Perhaps you've noticed there has been no mention of economic development from the City for building the performing arts center for several years now.

I won then just as I'm winning now.

Yes, they still plan to build the project but in reading the Feasibility Study keep in mind that we already know the cost to build the performing arts center is almost twice as much as estimated-- what if revenue is half as much as estimated and cost of operation is twice as much as expected?

And remember, we here at EzGreensboro.com were the first to tell you they couldn't build it for the price they claimed. Am I so smart that I know all these things? No, but I am smart enough to know who to ask when I run into problems I can't solve on my own.

The writing on the wall has been here for years and we have been telling you about it all along while Mayor Vaughan and the Greensboro City Council spends like there is no tomorrow:

"GREENSBORO — The number of distressed properties sold in foreclosure auctions, short sales and other homes sold by banks rose by 7 percent in the third quarter for the Greensboro-High Point metro area.

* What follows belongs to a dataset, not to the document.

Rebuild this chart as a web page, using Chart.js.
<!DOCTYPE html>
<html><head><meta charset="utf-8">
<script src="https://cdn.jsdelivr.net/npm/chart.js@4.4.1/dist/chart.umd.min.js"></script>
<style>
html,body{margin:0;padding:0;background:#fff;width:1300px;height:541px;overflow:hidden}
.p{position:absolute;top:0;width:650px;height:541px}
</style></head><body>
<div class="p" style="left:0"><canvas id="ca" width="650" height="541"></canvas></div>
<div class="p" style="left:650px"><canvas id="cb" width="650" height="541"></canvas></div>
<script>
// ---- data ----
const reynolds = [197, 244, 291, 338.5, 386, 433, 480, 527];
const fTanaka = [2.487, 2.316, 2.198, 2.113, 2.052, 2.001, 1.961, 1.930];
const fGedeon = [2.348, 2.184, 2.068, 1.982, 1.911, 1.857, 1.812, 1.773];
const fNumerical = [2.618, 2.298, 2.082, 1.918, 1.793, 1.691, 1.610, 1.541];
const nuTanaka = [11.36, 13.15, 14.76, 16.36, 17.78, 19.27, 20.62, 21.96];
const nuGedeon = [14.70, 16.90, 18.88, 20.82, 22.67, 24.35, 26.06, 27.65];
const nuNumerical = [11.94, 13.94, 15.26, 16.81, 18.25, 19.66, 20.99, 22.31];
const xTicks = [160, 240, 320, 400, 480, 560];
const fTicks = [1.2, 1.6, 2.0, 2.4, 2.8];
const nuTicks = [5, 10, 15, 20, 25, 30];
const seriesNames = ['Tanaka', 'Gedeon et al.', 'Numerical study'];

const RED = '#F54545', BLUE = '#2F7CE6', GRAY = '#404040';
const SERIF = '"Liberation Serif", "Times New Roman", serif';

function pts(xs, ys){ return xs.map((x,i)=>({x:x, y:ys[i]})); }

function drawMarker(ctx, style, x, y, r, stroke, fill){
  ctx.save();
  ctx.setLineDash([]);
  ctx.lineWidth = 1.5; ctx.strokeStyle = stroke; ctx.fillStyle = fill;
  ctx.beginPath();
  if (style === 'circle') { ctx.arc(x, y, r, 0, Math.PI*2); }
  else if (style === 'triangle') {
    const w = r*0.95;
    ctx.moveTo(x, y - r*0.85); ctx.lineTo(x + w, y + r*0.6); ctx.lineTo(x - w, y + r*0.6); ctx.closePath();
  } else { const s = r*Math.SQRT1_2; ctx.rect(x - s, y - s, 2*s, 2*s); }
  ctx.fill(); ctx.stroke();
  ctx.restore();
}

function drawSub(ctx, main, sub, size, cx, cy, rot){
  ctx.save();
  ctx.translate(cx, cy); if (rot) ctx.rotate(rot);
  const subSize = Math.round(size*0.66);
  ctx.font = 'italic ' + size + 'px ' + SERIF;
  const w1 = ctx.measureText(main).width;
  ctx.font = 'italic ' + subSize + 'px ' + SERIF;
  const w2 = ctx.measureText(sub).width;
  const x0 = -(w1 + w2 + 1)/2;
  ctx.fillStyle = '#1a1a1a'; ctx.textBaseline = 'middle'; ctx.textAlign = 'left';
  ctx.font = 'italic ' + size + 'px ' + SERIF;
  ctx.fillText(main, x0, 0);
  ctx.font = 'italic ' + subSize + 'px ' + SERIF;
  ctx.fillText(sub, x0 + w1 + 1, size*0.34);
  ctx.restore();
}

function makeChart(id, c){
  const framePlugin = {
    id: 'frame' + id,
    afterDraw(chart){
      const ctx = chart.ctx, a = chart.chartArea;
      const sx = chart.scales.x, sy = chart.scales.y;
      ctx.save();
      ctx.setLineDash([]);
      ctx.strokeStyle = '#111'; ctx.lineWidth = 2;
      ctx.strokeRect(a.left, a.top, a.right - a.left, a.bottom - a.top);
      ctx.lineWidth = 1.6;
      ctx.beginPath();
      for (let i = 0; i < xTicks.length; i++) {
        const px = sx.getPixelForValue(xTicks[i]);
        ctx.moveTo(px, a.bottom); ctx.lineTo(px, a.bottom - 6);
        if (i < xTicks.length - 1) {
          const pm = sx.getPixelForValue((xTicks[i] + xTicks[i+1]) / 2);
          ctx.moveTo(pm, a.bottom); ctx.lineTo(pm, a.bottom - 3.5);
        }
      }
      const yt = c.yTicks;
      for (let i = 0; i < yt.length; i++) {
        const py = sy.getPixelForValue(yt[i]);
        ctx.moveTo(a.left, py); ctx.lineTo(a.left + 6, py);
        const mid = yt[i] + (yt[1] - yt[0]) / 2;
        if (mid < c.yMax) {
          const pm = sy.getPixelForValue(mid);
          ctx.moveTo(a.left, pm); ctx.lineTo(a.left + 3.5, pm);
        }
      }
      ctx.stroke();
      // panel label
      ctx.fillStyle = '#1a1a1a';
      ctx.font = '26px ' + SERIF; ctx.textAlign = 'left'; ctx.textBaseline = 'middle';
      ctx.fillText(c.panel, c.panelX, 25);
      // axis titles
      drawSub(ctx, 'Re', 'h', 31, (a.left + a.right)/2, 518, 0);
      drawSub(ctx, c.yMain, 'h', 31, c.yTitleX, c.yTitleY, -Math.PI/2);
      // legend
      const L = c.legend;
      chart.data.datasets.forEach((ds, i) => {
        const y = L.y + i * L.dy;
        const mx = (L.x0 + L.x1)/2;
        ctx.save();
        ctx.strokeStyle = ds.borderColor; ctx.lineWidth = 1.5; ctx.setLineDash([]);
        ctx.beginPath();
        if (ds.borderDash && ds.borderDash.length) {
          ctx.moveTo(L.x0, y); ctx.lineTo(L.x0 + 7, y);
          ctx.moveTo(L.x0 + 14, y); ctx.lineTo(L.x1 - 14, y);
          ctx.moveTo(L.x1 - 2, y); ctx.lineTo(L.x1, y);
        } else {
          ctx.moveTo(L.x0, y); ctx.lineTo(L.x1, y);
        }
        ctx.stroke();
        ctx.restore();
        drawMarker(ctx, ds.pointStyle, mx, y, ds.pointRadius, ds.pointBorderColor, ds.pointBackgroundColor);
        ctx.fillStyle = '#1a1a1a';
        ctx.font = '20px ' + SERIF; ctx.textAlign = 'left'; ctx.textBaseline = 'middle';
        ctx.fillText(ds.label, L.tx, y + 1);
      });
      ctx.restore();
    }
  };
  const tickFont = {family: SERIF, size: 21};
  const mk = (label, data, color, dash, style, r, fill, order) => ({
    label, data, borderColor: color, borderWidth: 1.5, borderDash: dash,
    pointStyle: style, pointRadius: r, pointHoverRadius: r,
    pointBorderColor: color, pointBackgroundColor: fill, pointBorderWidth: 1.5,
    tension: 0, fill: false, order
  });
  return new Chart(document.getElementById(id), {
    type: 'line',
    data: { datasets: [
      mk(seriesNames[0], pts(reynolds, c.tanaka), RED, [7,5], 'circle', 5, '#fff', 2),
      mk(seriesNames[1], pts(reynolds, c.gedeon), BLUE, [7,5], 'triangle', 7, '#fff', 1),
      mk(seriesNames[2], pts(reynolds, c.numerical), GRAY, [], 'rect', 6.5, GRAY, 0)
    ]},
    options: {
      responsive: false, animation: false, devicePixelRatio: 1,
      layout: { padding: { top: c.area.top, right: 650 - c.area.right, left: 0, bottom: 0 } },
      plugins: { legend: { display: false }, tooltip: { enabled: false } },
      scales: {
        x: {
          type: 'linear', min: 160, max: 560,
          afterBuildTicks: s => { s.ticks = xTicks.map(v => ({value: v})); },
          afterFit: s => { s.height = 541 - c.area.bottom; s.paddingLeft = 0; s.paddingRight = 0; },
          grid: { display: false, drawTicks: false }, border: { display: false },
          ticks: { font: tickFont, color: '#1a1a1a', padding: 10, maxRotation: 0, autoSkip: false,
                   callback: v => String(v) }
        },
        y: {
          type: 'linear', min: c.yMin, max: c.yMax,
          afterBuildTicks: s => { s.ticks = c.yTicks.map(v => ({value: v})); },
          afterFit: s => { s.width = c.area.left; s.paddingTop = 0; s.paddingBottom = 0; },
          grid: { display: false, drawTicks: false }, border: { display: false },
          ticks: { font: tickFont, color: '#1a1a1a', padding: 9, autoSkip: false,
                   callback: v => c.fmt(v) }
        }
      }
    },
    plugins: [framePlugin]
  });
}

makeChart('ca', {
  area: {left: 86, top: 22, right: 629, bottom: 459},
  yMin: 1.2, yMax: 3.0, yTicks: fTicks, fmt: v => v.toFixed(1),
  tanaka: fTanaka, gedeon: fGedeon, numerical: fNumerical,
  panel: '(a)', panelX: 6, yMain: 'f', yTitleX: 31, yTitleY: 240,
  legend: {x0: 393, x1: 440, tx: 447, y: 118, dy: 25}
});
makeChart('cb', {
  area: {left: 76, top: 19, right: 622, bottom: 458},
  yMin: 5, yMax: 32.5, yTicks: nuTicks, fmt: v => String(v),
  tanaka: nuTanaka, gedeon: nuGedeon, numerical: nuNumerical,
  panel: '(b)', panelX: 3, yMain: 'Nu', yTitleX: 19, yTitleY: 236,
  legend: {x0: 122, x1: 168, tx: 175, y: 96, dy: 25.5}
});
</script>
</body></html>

Real estate research company Attom Data Solutions reported Thursday that 16.6 percent of the 2,580 homes sold during the third quarter in Guilford, Rockingham and Randolph counties were “distressed,” meaning they were sold for less than the debt owed on the home, at foreclosure auction or repossessed homes sold by banks.
That’s an increase over the third quarter of 2016, when 15.4 percent of homes sold were distressed properties."
Do you know who is buying those homes at such great deals? Slumlords armed with cash given to them by the Greensboro City Council as part of their so-called affordable housing bond package.

And still I win because these words will remain here long after I am gone-- a testament to the crimes of Greensboro Mayor Nancy Barakat Vaughan and the Greensboro City Council she presided over.

Winning isn't always what we think it might be. If enough people write-in Billy Jones for Mayor of Greensboro then Greensboro wins by getting a mayor with a track record of calling it right when the politicians you elected before were wrong. But either way I win because I've been right all along, even when no one wanted to hear what I was saying.

And if I don't win? Truth is, odds are slim. Today I got a brand new Yanmar 324 four wheel drive tractor to play with. Between that, the farm, raising fish, the saw mill, the welding shop, wood working shop and machine shop I'm sure I can find lots of things to do.

Oh, and I do still enjoy creative writing.